Martina Esser inszeniert im Theater Chambinzky „Die Tanzstunde“

von Pat Christ (erschienen in Ausgabe 11/2022)

Bisweilen muss man mit dem größten Zartgefühl ans Werk gehen, um sein Gegenüber nicht vor den Kopf zu stoßen oder gar zu verletzen. Vor dieser Herausforderung steht auch Senga. In der Komödie „Die Tanzstunde“ begegnet die Tänzerin, deren Karriere nach einem Unfall auf der Kippe steht, dem Asperger-Autisten Ever. „Der soll bei einer gesellschaftlichen Verpflichtung tanzen, erträgt jedoch Berührungen nicht“, so Martina Esser, deren Inszenierung von „Die Tanzstunde“ seit dem 3. November im Würzburger Theater Chambinzky zu sehen ist.

Das Stück von Mark St. Germain handelt von der Verunsicherung, die das „Anderssein“ einer Person auslösen kann. Und es ist ein Paradestück darüber, wie bereichernd es sein kann, sich auf das „Andere“ einzulassen. „Senga wird durch Evers Auftauchen und durch seine unkonventionelle Art aus ihrer vermeintlichen Komfortzone katapultiert“, erzählt die Regisseurin vom Plot. Zunächst unwillig, öffnet sie sich allmählich und lässt sich auf Ever sein. Und umgekehrt passiert das Gleiche. „Am Ende werden beide für ihre Courage belohnt.“

In „Die Tanzstunde“ wird eine Herausforderung beleuchtet, die in unserer multikulturellen und offenen Gesellschaft virulent ist: Immer häufiger begegnen uns Menschen, die „anders“ sind. „Ich glaube, es ist entscheidend, wie wir mit dem Gefühl der Verunsicherung, das ‚Anderssein‘, in welcher Form auch immer, in uns auslösen kann, umgehen lernen“, sagt Esser. In ihrer Inszenierung legt sie großen Wert auf ausdifferenzierte Figuren jenseits von Klischees sowie auf ein glaubwürdiges intensives Zusammenspiel.
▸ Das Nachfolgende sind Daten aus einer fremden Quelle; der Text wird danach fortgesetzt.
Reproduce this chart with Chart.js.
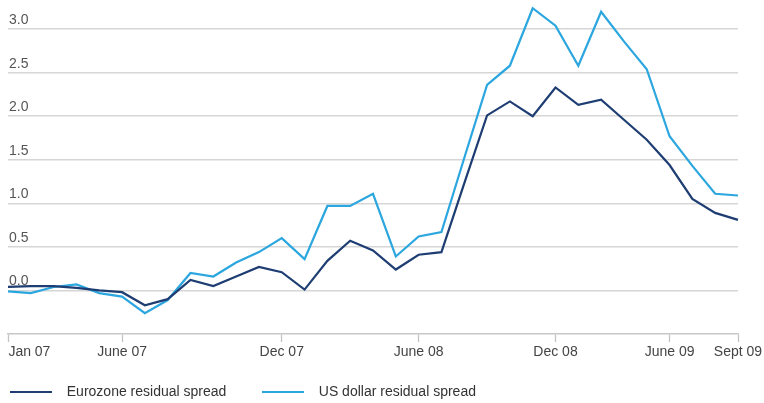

Die eingesetzte Technik in Form von Videoeinspielungen und Musik unterstützt das Anliegen, die Zuschauer in den Bann zu ziehen. Laut Theaterleiter Csaba Béke setze sich das Theater Chambinzky ab dieser Spielzeit verstärkt dafür ein, den Theaterbesuch für Menschen, die „anders“ sind, attraktiver zu gestalten und so Barrieren in der Rezeption abzubauen. „In einem ersten Schritt wird es Abende im Chambinzky geben, die von Gebärdensprachdolmetscher:innen simultan übersetzt werden und mittel- und langfristig sind auch Theaterstücke für Menschen mit Autismus geplant“, so Béke.